Written exercise | Do any lines in the data below contain "script"? If so, copy every one of them.

— Begin Input —

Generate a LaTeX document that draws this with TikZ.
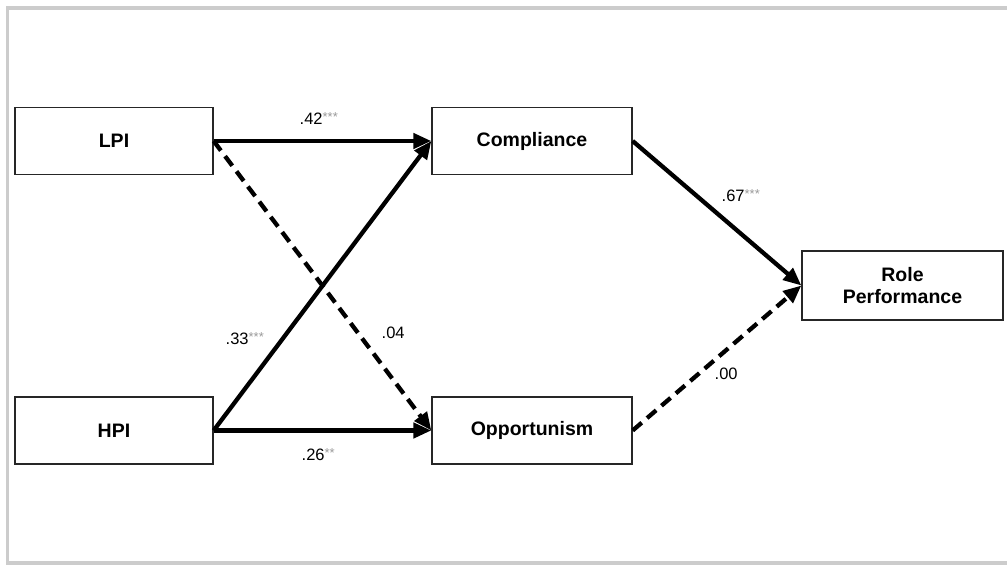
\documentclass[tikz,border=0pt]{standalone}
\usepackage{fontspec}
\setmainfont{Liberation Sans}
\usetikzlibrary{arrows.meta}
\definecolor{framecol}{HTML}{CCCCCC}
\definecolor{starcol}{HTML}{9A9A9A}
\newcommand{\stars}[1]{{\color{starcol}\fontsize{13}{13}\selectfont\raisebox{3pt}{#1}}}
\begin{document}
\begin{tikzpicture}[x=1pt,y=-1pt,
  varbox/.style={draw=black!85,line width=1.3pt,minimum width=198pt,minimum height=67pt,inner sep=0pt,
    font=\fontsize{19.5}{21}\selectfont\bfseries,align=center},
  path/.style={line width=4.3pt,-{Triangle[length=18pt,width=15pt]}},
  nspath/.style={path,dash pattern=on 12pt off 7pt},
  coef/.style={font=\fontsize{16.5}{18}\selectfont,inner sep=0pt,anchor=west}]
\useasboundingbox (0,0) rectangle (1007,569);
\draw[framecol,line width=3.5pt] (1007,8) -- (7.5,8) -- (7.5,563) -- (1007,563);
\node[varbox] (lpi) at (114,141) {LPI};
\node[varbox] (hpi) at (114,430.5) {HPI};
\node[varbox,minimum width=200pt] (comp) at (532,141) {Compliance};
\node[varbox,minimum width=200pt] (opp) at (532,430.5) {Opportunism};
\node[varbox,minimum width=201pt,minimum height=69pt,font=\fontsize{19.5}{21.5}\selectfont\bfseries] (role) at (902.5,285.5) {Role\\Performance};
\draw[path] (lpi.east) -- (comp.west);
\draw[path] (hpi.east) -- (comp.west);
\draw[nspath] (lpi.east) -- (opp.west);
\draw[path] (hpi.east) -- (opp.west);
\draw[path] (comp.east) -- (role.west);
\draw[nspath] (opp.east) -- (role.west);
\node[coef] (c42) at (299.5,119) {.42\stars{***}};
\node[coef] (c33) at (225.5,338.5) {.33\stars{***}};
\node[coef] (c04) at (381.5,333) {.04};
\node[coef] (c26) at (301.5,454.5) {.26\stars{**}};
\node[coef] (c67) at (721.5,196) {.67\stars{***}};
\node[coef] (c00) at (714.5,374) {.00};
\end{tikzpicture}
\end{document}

— End Input —
— Begin Input —

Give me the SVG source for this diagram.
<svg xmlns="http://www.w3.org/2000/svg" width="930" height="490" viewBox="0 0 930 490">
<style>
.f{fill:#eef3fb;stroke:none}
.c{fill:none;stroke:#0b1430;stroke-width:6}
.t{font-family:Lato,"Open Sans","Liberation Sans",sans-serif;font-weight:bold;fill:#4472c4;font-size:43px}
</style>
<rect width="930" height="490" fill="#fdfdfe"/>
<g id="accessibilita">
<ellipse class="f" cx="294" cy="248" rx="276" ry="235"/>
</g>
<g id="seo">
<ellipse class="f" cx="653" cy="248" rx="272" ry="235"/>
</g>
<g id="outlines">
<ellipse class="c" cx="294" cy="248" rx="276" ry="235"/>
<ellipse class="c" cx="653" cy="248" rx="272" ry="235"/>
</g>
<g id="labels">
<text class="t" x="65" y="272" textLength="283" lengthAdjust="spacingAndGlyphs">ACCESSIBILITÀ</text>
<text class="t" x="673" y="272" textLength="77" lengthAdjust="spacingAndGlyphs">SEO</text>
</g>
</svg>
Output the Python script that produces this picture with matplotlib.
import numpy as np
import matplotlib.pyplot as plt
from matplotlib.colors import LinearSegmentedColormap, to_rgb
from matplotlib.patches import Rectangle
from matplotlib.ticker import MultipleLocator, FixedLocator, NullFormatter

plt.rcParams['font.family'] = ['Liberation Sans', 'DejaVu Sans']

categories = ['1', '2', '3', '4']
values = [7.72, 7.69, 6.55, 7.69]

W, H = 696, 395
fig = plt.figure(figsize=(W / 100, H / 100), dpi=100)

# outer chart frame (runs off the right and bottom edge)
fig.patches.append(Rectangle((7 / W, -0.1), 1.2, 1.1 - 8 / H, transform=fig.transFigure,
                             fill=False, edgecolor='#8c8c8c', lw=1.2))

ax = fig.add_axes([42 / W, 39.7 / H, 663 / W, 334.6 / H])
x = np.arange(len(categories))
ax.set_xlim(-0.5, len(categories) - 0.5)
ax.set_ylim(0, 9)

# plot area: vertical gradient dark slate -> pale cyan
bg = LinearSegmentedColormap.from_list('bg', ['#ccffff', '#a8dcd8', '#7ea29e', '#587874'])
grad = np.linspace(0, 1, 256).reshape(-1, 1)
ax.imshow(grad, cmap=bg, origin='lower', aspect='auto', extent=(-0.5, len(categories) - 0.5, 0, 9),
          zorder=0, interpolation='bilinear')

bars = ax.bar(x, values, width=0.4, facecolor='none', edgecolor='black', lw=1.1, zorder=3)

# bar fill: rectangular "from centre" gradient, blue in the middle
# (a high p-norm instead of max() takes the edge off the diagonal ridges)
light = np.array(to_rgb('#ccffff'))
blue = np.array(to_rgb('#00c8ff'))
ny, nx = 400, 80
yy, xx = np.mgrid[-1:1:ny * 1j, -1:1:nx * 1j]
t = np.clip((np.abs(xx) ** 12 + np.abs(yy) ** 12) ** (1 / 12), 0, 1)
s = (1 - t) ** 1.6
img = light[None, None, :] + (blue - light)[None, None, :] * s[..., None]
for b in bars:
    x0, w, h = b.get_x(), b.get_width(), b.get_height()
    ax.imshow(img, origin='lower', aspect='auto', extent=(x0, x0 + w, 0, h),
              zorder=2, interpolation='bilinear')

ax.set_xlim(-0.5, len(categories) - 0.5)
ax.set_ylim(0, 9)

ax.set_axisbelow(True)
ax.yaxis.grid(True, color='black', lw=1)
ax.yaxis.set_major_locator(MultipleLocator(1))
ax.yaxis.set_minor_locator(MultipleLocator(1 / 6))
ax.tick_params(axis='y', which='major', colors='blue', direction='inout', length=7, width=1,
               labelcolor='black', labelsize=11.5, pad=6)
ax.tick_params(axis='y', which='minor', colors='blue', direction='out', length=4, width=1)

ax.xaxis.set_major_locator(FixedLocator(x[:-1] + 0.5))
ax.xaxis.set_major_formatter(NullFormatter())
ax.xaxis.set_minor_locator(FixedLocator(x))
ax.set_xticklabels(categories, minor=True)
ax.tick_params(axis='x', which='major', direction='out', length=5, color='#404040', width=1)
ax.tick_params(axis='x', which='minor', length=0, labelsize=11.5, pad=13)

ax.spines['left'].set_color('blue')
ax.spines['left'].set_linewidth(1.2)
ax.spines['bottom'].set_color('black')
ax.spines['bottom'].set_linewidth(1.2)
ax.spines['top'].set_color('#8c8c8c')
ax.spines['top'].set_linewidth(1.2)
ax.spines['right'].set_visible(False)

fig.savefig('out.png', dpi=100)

— End Input —
— Begin Input —

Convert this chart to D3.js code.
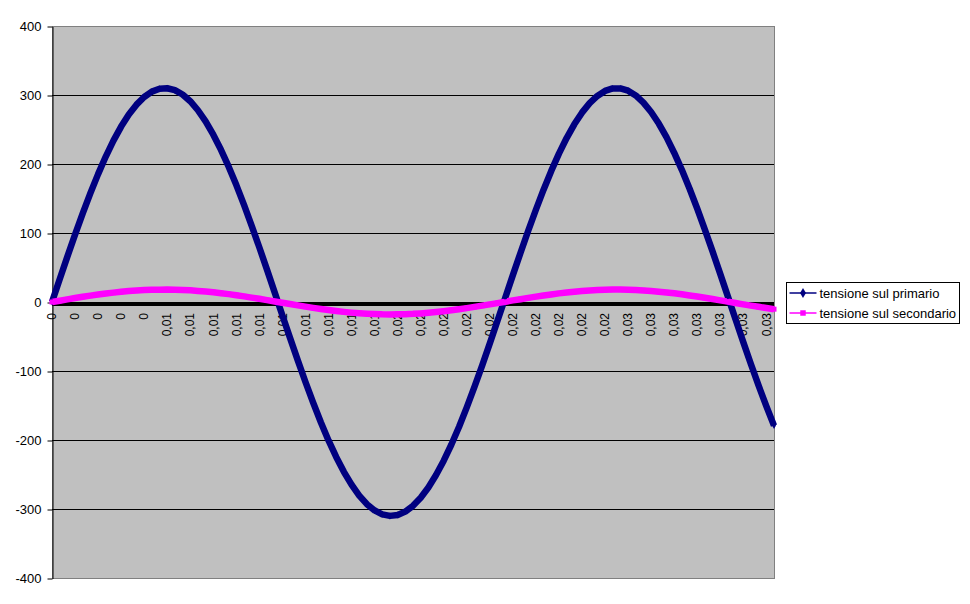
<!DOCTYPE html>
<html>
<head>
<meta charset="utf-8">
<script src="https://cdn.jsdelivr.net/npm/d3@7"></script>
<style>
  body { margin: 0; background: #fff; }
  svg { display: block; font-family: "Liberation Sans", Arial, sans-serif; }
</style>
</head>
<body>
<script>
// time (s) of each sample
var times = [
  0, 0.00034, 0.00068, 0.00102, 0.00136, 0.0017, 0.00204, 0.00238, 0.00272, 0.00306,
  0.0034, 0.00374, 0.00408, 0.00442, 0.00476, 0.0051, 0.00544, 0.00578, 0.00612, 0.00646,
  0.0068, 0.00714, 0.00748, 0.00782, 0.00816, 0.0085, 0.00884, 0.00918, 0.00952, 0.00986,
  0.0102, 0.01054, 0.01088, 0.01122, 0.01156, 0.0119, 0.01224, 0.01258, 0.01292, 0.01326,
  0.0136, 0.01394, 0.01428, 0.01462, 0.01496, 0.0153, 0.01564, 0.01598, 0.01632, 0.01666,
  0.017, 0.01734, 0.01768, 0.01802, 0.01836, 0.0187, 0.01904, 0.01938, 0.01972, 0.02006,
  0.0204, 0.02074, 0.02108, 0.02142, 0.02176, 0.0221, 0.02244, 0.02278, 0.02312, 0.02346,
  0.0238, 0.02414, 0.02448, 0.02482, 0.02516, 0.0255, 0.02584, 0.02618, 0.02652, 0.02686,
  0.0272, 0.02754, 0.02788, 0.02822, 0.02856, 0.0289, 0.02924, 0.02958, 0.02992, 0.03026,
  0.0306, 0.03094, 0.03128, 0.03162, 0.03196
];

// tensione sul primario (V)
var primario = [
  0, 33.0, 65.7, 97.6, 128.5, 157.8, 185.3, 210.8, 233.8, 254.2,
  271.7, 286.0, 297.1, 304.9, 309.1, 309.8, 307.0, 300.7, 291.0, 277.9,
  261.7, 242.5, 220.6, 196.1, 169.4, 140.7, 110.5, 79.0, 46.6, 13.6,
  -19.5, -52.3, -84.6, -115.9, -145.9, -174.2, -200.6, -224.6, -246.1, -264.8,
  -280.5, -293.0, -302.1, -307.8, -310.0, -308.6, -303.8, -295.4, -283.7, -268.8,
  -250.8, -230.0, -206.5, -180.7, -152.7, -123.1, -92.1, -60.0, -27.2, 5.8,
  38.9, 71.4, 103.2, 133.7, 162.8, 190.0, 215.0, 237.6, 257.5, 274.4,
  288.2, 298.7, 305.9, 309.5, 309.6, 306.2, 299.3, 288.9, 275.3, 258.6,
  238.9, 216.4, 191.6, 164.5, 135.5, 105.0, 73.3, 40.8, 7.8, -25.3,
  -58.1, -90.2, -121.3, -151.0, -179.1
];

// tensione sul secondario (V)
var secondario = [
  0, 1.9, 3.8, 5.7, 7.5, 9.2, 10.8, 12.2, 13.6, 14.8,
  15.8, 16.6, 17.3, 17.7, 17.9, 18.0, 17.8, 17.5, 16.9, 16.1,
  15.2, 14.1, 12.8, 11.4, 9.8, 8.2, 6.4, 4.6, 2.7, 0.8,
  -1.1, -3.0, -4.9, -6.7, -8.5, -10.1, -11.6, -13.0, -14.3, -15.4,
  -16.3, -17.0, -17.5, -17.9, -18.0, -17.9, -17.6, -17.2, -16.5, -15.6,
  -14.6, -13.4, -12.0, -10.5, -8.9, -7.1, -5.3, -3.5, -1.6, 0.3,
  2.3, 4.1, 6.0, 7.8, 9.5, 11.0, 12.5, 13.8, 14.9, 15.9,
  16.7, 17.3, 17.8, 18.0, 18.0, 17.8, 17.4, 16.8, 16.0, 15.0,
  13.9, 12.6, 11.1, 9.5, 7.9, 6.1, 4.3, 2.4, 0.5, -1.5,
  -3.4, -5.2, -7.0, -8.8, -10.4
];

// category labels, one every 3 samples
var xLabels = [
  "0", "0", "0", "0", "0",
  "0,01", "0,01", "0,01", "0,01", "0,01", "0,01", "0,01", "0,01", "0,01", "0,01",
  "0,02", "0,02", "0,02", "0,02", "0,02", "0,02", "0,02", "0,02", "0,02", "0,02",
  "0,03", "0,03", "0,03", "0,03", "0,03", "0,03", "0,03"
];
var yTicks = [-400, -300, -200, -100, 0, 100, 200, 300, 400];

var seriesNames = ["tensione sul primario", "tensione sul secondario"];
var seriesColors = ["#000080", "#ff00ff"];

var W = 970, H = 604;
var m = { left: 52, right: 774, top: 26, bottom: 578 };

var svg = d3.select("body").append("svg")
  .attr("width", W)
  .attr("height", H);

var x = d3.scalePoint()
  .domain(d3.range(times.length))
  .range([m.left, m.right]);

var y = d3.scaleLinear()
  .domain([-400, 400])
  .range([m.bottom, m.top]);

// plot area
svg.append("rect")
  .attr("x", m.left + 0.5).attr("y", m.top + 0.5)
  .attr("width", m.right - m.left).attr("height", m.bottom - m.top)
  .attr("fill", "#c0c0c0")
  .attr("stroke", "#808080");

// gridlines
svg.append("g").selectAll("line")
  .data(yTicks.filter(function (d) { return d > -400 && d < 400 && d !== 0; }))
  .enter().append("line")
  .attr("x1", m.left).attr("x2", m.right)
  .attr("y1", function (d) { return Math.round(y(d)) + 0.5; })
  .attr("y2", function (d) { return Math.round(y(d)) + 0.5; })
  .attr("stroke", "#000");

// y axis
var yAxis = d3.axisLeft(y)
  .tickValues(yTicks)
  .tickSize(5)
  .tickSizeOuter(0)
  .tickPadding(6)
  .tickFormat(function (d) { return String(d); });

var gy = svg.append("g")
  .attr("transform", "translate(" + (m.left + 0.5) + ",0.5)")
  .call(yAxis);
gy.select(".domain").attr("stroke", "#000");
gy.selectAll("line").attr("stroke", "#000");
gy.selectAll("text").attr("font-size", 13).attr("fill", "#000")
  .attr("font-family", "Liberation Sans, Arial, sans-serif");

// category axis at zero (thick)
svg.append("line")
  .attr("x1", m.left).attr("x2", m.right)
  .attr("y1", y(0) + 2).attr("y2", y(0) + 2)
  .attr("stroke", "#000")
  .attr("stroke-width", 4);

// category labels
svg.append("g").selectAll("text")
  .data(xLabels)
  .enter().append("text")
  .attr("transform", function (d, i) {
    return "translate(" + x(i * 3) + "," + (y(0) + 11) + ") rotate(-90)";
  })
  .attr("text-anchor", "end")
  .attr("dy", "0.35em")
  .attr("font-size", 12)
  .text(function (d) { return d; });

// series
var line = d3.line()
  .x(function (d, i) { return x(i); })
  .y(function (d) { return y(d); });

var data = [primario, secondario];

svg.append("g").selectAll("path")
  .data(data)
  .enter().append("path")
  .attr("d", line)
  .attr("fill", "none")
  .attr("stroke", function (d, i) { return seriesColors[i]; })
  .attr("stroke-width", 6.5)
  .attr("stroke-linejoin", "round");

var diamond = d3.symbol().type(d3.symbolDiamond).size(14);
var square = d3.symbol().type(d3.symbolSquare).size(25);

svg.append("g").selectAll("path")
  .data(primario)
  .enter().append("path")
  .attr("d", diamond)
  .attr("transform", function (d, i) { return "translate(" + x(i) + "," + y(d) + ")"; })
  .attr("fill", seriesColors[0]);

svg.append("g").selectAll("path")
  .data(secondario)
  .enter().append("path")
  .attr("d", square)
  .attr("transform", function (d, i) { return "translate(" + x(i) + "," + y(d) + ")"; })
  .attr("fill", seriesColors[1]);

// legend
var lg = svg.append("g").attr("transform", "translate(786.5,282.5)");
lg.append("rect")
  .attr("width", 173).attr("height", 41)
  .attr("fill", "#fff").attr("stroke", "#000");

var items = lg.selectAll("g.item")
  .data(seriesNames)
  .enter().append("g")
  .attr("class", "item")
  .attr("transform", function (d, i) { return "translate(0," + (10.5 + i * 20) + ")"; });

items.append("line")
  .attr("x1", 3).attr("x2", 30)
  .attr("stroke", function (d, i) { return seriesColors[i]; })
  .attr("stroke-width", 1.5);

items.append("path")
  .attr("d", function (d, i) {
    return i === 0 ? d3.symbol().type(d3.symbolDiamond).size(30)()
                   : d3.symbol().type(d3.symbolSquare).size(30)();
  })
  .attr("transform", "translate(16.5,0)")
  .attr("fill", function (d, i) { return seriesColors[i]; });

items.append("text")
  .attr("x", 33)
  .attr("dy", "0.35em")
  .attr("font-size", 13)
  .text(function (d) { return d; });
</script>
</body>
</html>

— End Input —

Answer below |
Output the Python script that produces this picture with matplotlib.
<script src="https://cdn.jsdelivr.net/npm/d3@7"></script>
<script>
</script>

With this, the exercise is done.